-------- Source data --------

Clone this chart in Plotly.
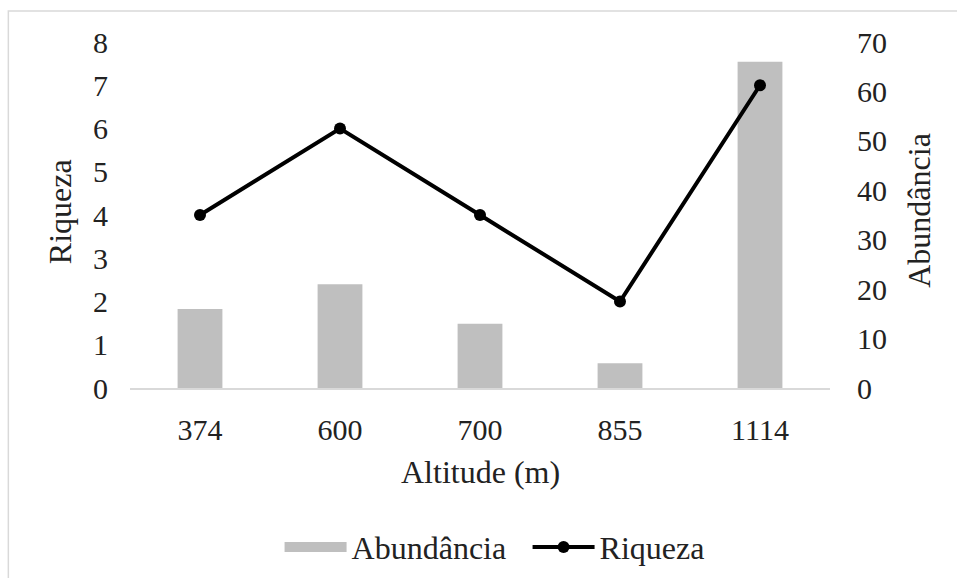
import plotly.graph_objects as go

altitudes = ["374", "600", "700", "855", "1114"]
abundancia = [16, 21, 13, 5, 66]
riqueza = [4, 6, 4, 2, 7]
riqueza_ticks = [0, 1, 2, 3, 4, 5, 6, 7, 8]
abund_ticks = [0, 10, 20, 30, 40, 50, 60, 70]

FONT = "Liberation Serif, Times New Roman, DejaVu Serif, serif"
TXT = "#222222"
FS_TICK = 30
FS = 32

fig = go.Figure()
fig.add_trace(go.Bar(x=altitudes, y=abundancia, name="Abundância",
                     marker=dict(color="#BFBFBF", line=dict(width=0)),
                     yaxis="y", showlegend=False))
# legend proxy for the bar series (wide grey swatch)
fig.add_trace(go.Scatter(x=[altitudes[0]], y=[None], name="Abundância", mode="lines",
                         line=dict(color="#BFBFBF", width=15), yaxis="y", showlegend=True))
fig.add_trace(go.Scatter(x=altitudes, y=riqueza, name="Riqueza", mode="lines+markers",
                         line=dict(color="black", width=4),
                         marker=dict(color="black", size=12), yaxis="y2"))

fig.update_layout(
    width=957, height=578,
    margin=dict(l=130, r=127, t=42, b=190, autoexpand=False),
    paper_bgcolor="white", plot_bgcolor="white",
    font=dict(family=FONT, size=FS, color=TXT),
    bargap=0.68,
    xaxis=dict(type="category", showline=True, linecolor="#D9D9D9", linewidth=1.5,
               showgrid=False, zeroline=False, ticks="", ticklabelstandoff=14,
               automargin=False, tickfont=dict(family=FONT, size=FS_TICK, color=TXT)),
    yaxis=dict(side="right", range=[0, 70], tickvals=abund_ticks, showgrid=False,
               zeroline=False, showline=False, ticks="", ticklabelstandoff=26,
               automargin=False, tickfont=dict(family=FONT, size=FS_TICK, color=TXT)),
    yaxis2=dict(side="left", overlaying="y", range=[0, 8], tickvals=riqueza_ticks,
                showgrid=False, zeroline=False, showline=False, ticks="",
                ticklabelstandoff=21, automargin=False,
                tickfont=dict(family=FONT, size=FS_TICK, color=TXT)),
    legend=dict(orientation="h", x=(280 - 130) / 702, xanchor="left", y=-0.46, yanchor="middle",
                font=dict(family=FONT, size=FS, color=TXT), itemwidth=62,
                entrywidth=171, entrywidthmode="pixels", tracegroupgap=0,
                bgcolor="rgba(0,0,0,0)"),
    showlegend=True,
)

fig.add_annotation(text="Riqueza", xref="paper", yref="paper", x=(60 - 130) / 702, y=(388 - 212) / 346,
                   textangle=-90, showarrow=False, xanchor="center", yanchor="middle",
                   font=dict(family=FONT, size=FS, color=TXT))
fig.add_annotation(text="Abundância", xref="paper", yref="paper", x=(921 - 130) / 702, y=(388 - 210) / 346,
                   textangle=-90, showarrow=False, xanchor="center", yanchor="middle",
                   font=dict(family=FONT, size=FS, color=TXT))
fig.add_annotation(text="Altitude (m)", xref="paper", yref="paper", x=(481 - 130) / 702, y=(388 - 472) / 346,
                   showarrow=False, xanchor="center", yanchor="middle",
                   font=dict(family=FONT, size=FS, color=TXT))

fig.add_shape(type="rect", xref="paper", yref="paper",
              x0=(8 - 130) / 702, x1=(1000 - 130) / 702,
              y0=(388 - 620) / 346, y1=(388 - 11) / 346,
              line=dict(color="#D9D9D9", width=1.5), fillcolor="rgba(0,0,0,0)", layer="below")

fig.write_html("out.html", config={"displayModeBar": False},
               post_script="document.body.style.margin='0';")
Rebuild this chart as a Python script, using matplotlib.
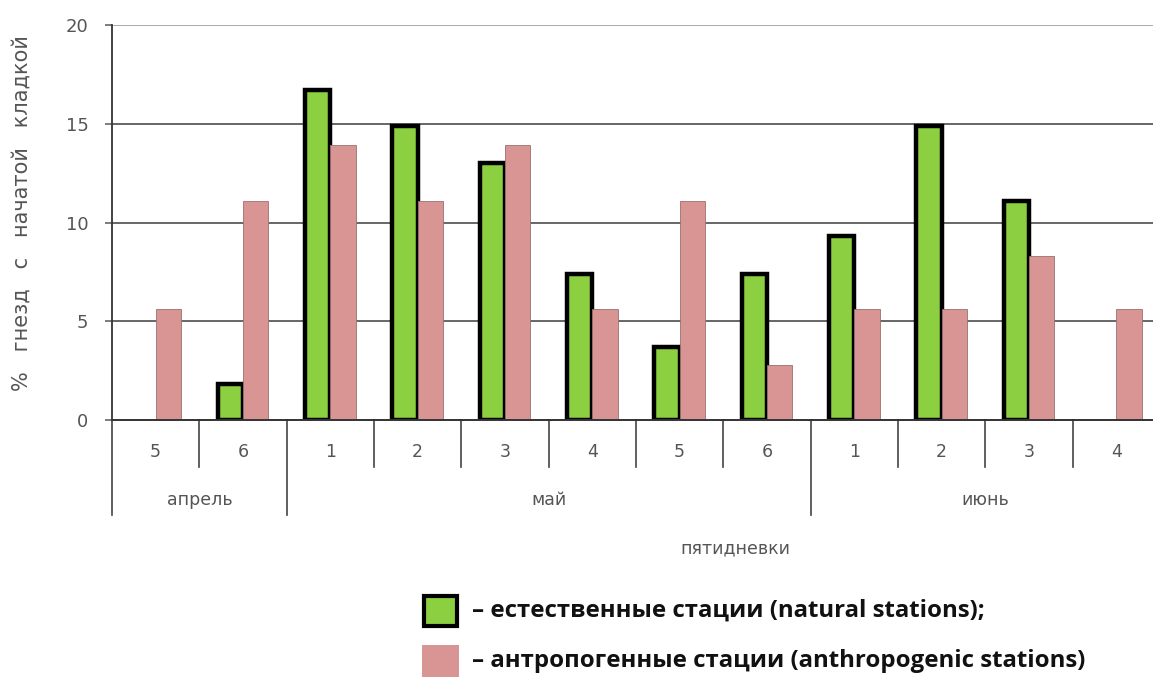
import matplotlib
matplotlib.use("Agg")
import matplotlib.pyplot as plt
import numpy as np
from matplotlib.patches import Rectangle

plt.rcParams["font.family"] = ["DejaVu Sans"]

pentads = ["5", "6", "1", "2", "3", "4", "5", "6", "1", "2", "3", "4"]
months = ["апрель", "май", "июнь"]
month_spans = [(0, 2), (2, 8), (8, 12)]
natural = [0, 1.8, 16.7, 14.9, 13.0, 7.4, 3.7, 7.4, 9.3, 14.9, 11.1, 0]
anthropogenic = [5.6, 11.1, 13.9, 11.1, 13.9, 5.6, 11.1, 2.8, 5.6, 5.6, 8.3, 5.6]
yticks = [0, 5, 10, 15, 20]
ylabel = "%   гнезд   с   начатой   кладкой"
xlabel = "пятидневки"
legend_labels = ["– естественные стации (natural stations);",
                 "– антропогенные стации (anthropogenic stations)"]

GREEN = "#8CCF40"
PINK = "#D99594"
TXT = "#555555"

W, H = 1153, 677
fig = plt.figure(figsize=(W / 100, H / 100), dpi=100)
ax = fig.add_axes([112 / W, (H - 420) / H, (1160 - 112) / W, (420 - 25) / H])

n = len(pentads)
x = np.arange(n) + 0.5
bw = 0.29
lw_g = [3.2 if v > 0 else 0 for v in natural]
ax.bar(x - bw / 2, natural, width=bw, color=GREEN, edgecolor="black",
       linewidth=lw_g, zorder=3)
ax.bar(x + bw / 2, anthropogenic, width=bw, color=PINK, edgecolor="#9a7070",
       linewidth=0.6, zorder=3)

ax.set_xlim(0, n)
ax.set_ylim(0, 20)
ax.set_yticks(yticks)
ax.set_yticklabels([str(t) for t in yticks], fontsize=13, color=TXT)
ax.tick_params(axis="y", length=5, width=1.2, color="#666666", pad=12)
ax.set_xticks([])
for s in ["top", "right", "bottom"]:
    ax.spines[s].set_visible(False)
ax.spines["left"].set_color("#333333")
ax.spines["left"].set_linewidth(1.3)
for t in yticks[1:]:
    ax.axhline(t, color="#aaaaaa" if t == 20 else "#666666", lw=1.4, zorder=1)
ax.axhline(0, color="#333333", lw=1.4, zorder=4, clip_on=False)

# category separators and labels
ypx = 20 / 395.0  # data units per pixel
for i in range(1, n):
    bound = i in [s[0] for s in month_spans]
    ax.plot([i, i], [0, -(95 if bound else 47) * ypx], color="#444444",
            lw=1.2, clip_on=False)
ax.plot([0, 0], [0, -95 * ypx], color="#444444", lw=1.2, clip_on=False)
for xi, lab in zip(x, pentads):
    ax.text(xi, -32 * ypx, lab, ha="center", va="center", fontsize=12.5,
            color=TXT)
for (a, b), m in zip(month_spans, months):
    ax.text((a + b) / 2, -80 * ypx, m, ha="center", va="center", fontsize=12.5,
            color=TXT)
fig.text(735 / W, 1 - 548 / H, xlabel, ha="center", va="center", fontsize=12.5,
         color=TXT)
fig.text(22 / W, 1 - 213 / H, ylabel, ha="center", va="center", rotation=90,
         fontsize=15, color=TXT)

# legend
fig.patches.append(Rectangle((424 / W, 1 - 626 / H), 33 / W, 30 / H,
                             transform=fig.transFigure, facecolor=GREEN,
                             edgecolor="black", linewidth=3.0))
fig.patches.append(Rectangle((422 / W, 1 - 677 / H), 37 / W, 32 / H,
                             transform=fig.transFigure, facecolor=PINK,
                             edgecolor="none"))
for lab, yy in zip(legend_labels, [611, 661]):
    fig.text(472 / W, 1 - yy / H, lab, ha="left", va="center",
             fontsize=17.3, fontweight="bold", color="#111111",
             family=["Open Sans", "DejaVu Sans"])

fig.savefig("out.png", dpi=100)
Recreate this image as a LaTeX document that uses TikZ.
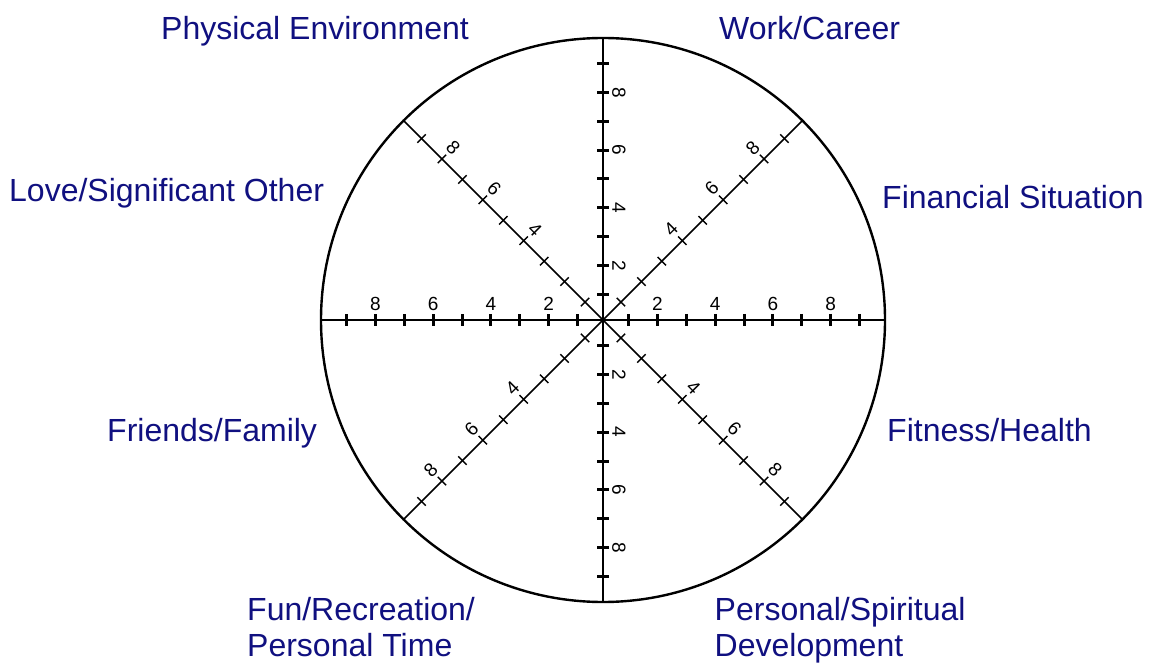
\documentclass[tikz,border=0pt]{standalone}
\usepackage{fontspec}
\setmainfont{Liberation Sans}
\definecolor{labelblue}{RGB}{16,16,128}
\begin{document}
\begin{tikzpicture}[x=1pt,y=1pt,
  rim/.style={line width=2.4pt},
  axisline/.style={line width=2.8pt},
  diagline/.style={line width=1.6pt},
  axistick/.style={line width=3pt},
  diagtick/.style={line width=1.4pt},
  scalenum/.style={font=\fontsize{19}{19}\selectfont, inner sep=0pt},
  area/.style={text=labelblue, font=\fontsize{32}{36}\selectfont,
               inner sep=0pt, align=left, anchor=base west}]
\useasboundingbox (0,0) rectangle (1150,662);
\coordinate (c) at (603,342);
% outer rim of the wheel
\node[circle, draw, rim, minimum size=564pt, inner sep=0pt, outer sep=0pt] (wheel) at (c) {};
% spokes
\draw[axisline] (wheel.west) -- (wheel.east);
\draw[axisline] (wheel.north) -- (wheel.south);
\draw[diagline] (wheel.45) -- (wheel.225);
\draw[diagline] (wheel.135) -- (wheel.315);
% tick marks along every half-spoke
\foreach \t/\sty in {0/axistick,90/axistick,180/axistick,270/axistick,
                     45/diagtick,135/diagtick,225/diagtick,315/diagtick}
  \foreach \k in {1,...,9}
    \draw[\sty] (c) ++(\t:{28.9*\k-3.5}) ++({\t+90}:6) -- ++({\t-90}:12);
% scale numbers on the straight spokes: direction / side / rotation
\foreach \t/\s/\r in {0/90/0, 180/90/0, 90/0/-90, 270/0/-90}
  \foreach \k in {2,4,6,8}
    \path (c) ++(\t:{28.9*\k-3.5}) ++(\s:16) node[scalenum, rotate=\r] (n\t-\k) {\k};
% scale numbers on the diagonal spokes
\foreach \t/\s/\r in {45/135/45, 225/135/45, 135/45/-45, 315/45/-45}
  \foreach \k in {4,6,8}
    \path (c) ++(\t:{28.9*\k-3.5}) ++(\s:16) node[scalenum, rotate=\r] (n\t-\k) {\k};
% life areas
\node[area] (phys) at (161,622.5) {Physical Environment};
\node[area] (work) at (719,622.5) {Work/Career};
\node[area] (love) at (9,460.5) {Love/Significant Other};
\node[area] (money) at (882,453.5) {Financial Situation};
\node[area] (family) at (107,220.5) {Friends/Family};
\node[area] (health) at (887,220.5) {Fitness/Health};
\node[area] (fun) at (247,6) {Fun/Recreation/\\Personal Time};
\node[area] (spirit) at (714.5,6) {Personal/Spiritual\\Development};
\end{tikzpicture}
\end{document}
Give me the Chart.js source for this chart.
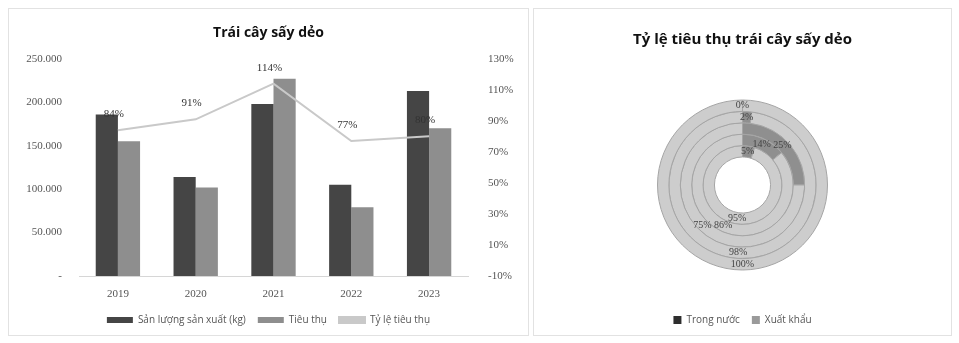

--------

# Short task:
Where a line in the entries holds "matplotlib", copy that line.

# Reply to the task:
Rebuild this chart as a Python script, using matplotlib.
import matplotlib
matplotlib.use("Agg")
import matplotlib.pyplot as plt
from matplotlib.patches import Rectangle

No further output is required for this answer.